Religion Today Summaries - Sept. 27, 2006

Compiled & Edited by Crosswalk Editorial Staff

Religion Today Summaries - Sept. 27, 2006

Daily briefs of the top news stories impacting Christians around the world.
In today's edition:

  • Controversial Archbishop Gets Excommunicated
  • Post-9/11: Back to the Way We Were, Says NYC Radio Personality
  • Investigation into Violence and Destroyed Churches in Nigerian Town Continues
  • Ministry Calls for Prayer, Fasting on Behalf of Human Trafficking

Controversial Archbishop Gets Excommunicated

The Christian Post reports that Archbishop Emmanuel Milingo, the Zambian prelate who already had angered the Vatican by getting married in 2001, has been excommunicated for again defying the Holy See by installing four married men as bishops, the Vatican said Tuesday. The Vatican said Milingo, 76, was "automatically excommunicated" under church law for the ordination of the men a few days earlier. The Archdiocese of Washington said Sunday that the installations were not valid. Even before his marriage, Catholic officials accused Milingo of promoting African indigenous beliefs by performing mass exorcisms and healing ceremonies.

Post-9/11: Back to the Way We Were, Says NYC Radio Personality

A long-time Christian radio personality in New York City says in many cases the city has reverted to its post-9/11 spiritual climate, AgapePress reports. In the months immediately following the terrorist attacks in 2001, churches throughout the greater New York City area reported overflow crowds. Now, according to George Flores of WMCA 570 and 970 AM, many people in the area are indifferent to spiritual matters. "A lot of people are escaping. They don't want to contend with the fact that we are at war, they don't want to contend with the bad memory of the pain that they might have felt back on [September 11, 2001]," Flores shares. Flores, who has worked in Christian radio in the New York area for more than two decades, detects a complacency regarding Christianity. "There is a strong, strong spine to America," he says, "but still part of me thinks there's a lot of America that's attempting to just [think] 'maybe this will go away.'" But that is not realistic, he adds. "I don't see the same level of faith nor the same level of patriotism that I saw immediately after the attack."

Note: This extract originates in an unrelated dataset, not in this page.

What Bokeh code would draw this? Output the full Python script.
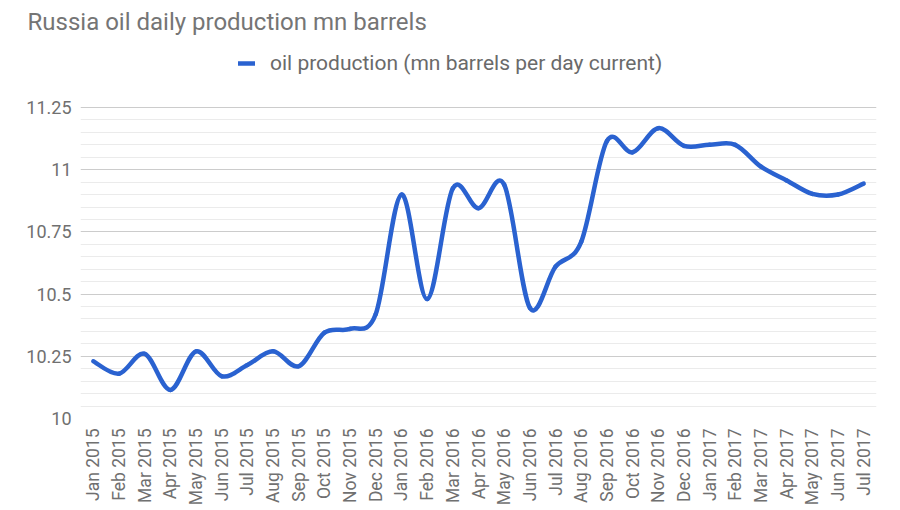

Investigation into Violence and Destroyed Churches in Nigerian Town Continues

Investigations are still ongoing for arson fires set by Muslim mobs last week in the northern Nigerian town of Dutse, ASSIST News Service reports. The rioting and fires damaged up to 70 structures, including churches, homes, and Christian businesses, said a Christian Solidarity Worldwide (CSW) leader. The attacks came when already tense relations between Muslims and Christians in the capital of Jigawa were stressed further by comments made by Pope Benedict XVI during his Regensburg address earlier in the month. Benedict quoted criticism of Islam and the Prophet Muhammad by 14th century Byzantine Emperor Manuel II Palaeologus. The Pope has since issued a statement to say that he had never meant to offend Islam. However, demonstrations and violence by some Muslims have been ongoing worldwide. Nigerian authorities believe the trouble in Dutse was started as the result of a Christian market trader insulting the Prophet Muhammad in the presence of a Muslim customer, according to a BBC news service report. However, the cause for the rioting and fires may be a combination of the two events.

Ministry Calls for Prayer, Fasting on Behalf of Human Trafficking

A Family News in Focus story says it’s been estimated that there are about 27 million people suffering in slavery around the world, including forced labor and the sex trade. Now, the Salvation Army has suggested a course of action beyond establishing tighter laws - a weekend of prayer and fasting. Lisa Thompson with the Army says the problem is too large to depend on human solutions alone. Human trafficking is now the second largest criminal enterprise in the world just behind the drug trade. “We’re asking people to organize themselves and to pray and to fast," Thompson said. "We have produced a prayer guide that people can request from us.” Additionally, Dr. Jeff Barrows with the Christian Medical and Dental Association says some U.S. companies are selling products produced by slaves. “It is an issue that I think we, as Christians, need to be careful about to be sure that we’re following up on these news reports to see if they’re valid and if so, to change our buying habits.”